DIRECTIONS
In the data below, find each line containing the string "diagram" and return it.

RECORDS
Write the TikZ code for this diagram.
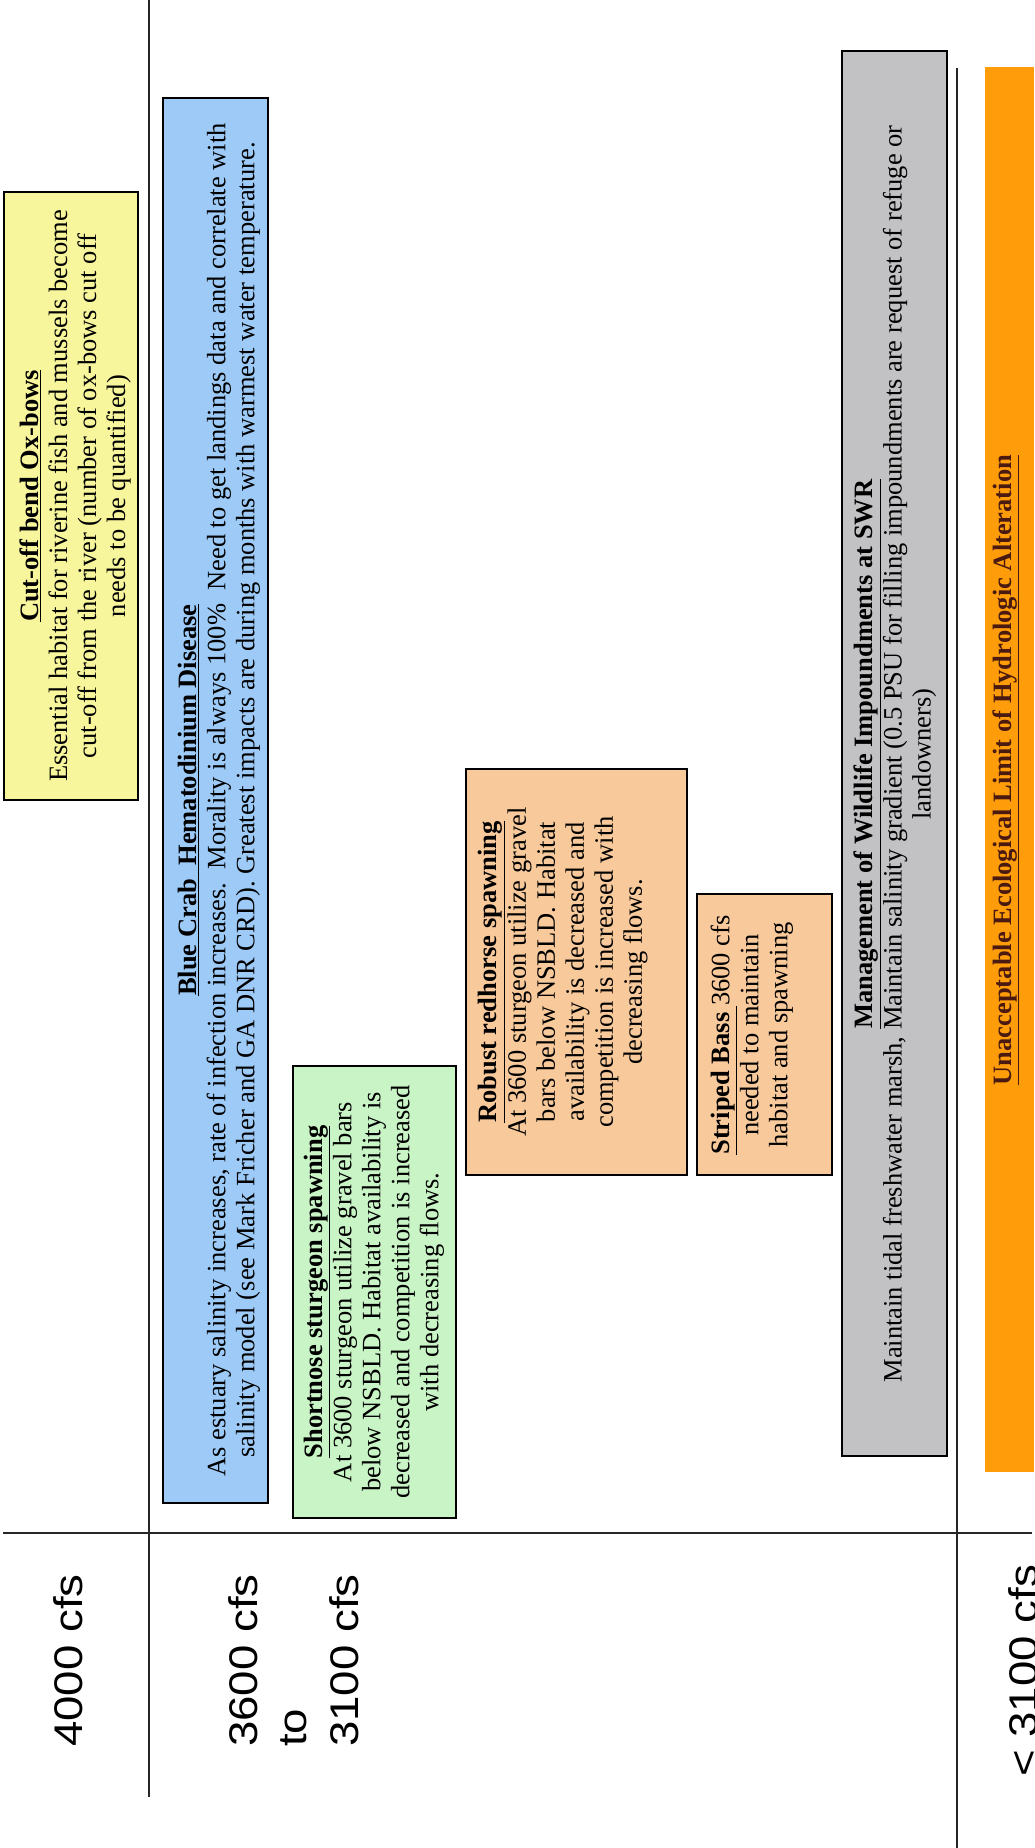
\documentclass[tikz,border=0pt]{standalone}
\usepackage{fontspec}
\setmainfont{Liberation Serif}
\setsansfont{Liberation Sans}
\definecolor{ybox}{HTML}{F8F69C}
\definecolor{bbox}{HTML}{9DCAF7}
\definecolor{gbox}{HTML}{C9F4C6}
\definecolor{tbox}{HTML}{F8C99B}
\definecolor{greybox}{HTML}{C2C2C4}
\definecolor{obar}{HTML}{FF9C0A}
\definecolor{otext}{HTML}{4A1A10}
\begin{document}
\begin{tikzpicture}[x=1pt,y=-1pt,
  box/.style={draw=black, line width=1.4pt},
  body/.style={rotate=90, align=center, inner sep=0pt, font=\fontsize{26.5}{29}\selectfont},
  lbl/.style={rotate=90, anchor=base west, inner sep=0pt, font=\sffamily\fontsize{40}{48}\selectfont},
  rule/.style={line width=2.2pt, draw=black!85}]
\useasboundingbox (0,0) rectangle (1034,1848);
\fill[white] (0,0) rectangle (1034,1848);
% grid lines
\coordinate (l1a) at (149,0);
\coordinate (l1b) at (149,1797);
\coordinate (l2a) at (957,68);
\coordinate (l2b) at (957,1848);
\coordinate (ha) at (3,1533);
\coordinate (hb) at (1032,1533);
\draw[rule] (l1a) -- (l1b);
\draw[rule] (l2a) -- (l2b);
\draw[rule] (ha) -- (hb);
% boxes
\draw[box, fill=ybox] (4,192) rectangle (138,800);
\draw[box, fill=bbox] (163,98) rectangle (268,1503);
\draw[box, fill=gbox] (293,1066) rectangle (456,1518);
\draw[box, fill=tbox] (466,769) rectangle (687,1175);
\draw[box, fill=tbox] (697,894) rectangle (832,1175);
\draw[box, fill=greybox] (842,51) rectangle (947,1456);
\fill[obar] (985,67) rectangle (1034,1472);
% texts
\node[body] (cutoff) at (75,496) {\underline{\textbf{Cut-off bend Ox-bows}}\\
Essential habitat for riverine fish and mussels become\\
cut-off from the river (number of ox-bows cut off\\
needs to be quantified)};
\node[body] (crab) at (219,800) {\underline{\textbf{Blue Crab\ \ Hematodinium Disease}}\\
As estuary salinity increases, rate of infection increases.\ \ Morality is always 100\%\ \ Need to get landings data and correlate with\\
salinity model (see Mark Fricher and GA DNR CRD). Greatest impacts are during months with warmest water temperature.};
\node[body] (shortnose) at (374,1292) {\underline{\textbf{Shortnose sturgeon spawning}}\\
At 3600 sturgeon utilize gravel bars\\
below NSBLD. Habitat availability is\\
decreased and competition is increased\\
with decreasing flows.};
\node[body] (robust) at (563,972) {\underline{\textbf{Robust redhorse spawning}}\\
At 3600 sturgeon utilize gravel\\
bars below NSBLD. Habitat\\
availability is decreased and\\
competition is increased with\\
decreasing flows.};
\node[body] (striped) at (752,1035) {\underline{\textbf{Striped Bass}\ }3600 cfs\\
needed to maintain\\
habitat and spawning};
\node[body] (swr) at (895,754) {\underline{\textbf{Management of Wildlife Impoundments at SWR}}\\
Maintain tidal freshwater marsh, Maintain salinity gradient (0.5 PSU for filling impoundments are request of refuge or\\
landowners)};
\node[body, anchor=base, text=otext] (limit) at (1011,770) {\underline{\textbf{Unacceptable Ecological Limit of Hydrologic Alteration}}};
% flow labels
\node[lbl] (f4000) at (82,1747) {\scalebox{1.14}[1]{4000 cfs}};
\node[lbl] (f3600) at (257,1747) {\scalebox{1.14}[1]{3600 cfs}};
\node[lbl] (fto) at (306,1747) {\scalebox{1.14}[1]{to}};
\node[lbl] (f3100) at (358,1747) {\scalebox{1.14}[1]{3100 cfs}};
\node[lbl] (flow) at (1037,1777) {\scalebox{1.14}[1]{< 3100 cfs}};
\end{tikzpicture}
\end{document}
* * *
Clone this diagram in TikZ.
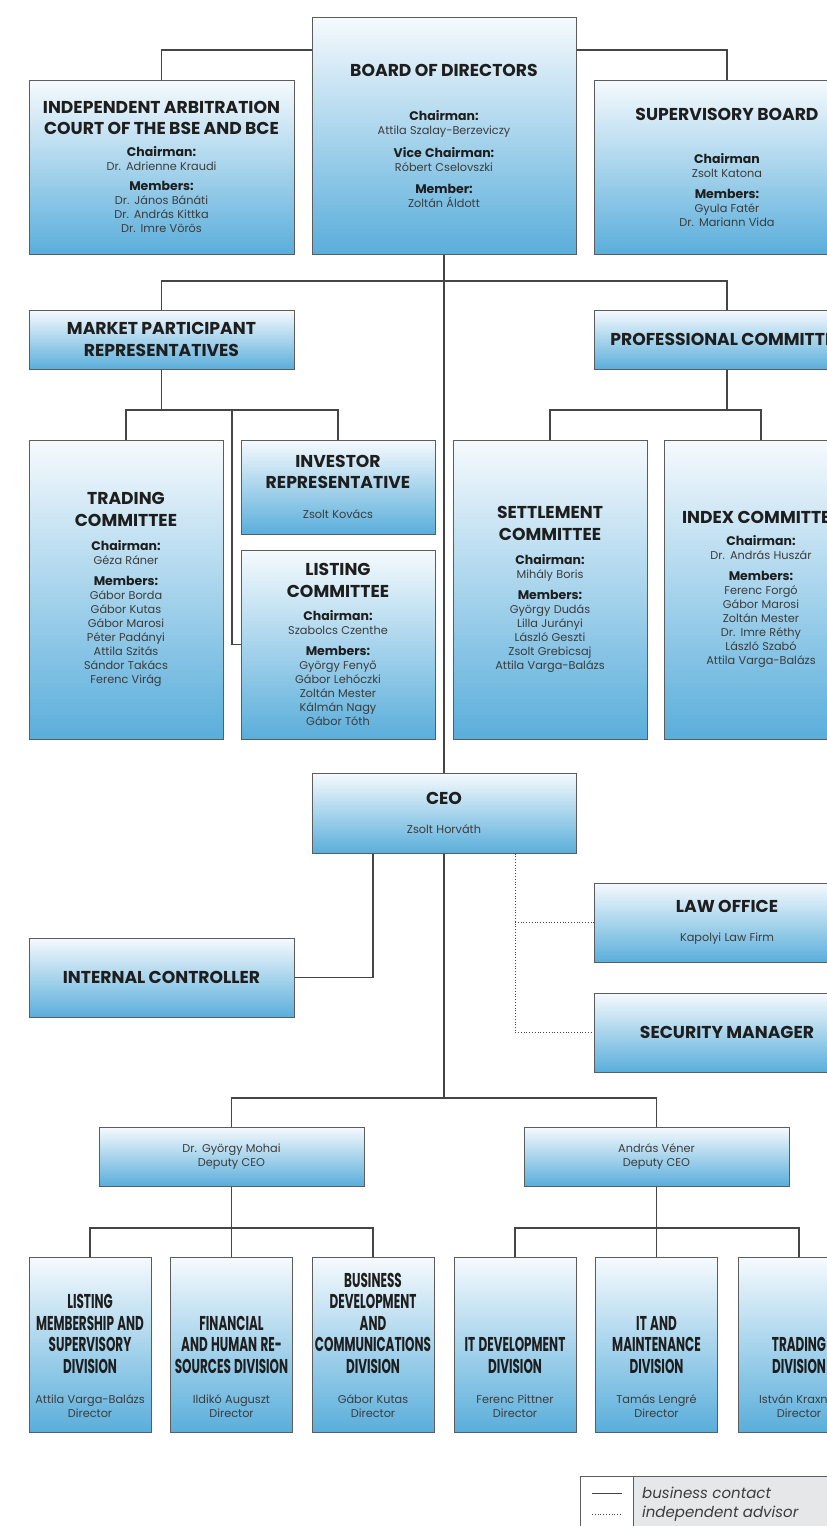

SOLUTION
Write the TikZ code for this diagram.
Clone this diagram in TikZ.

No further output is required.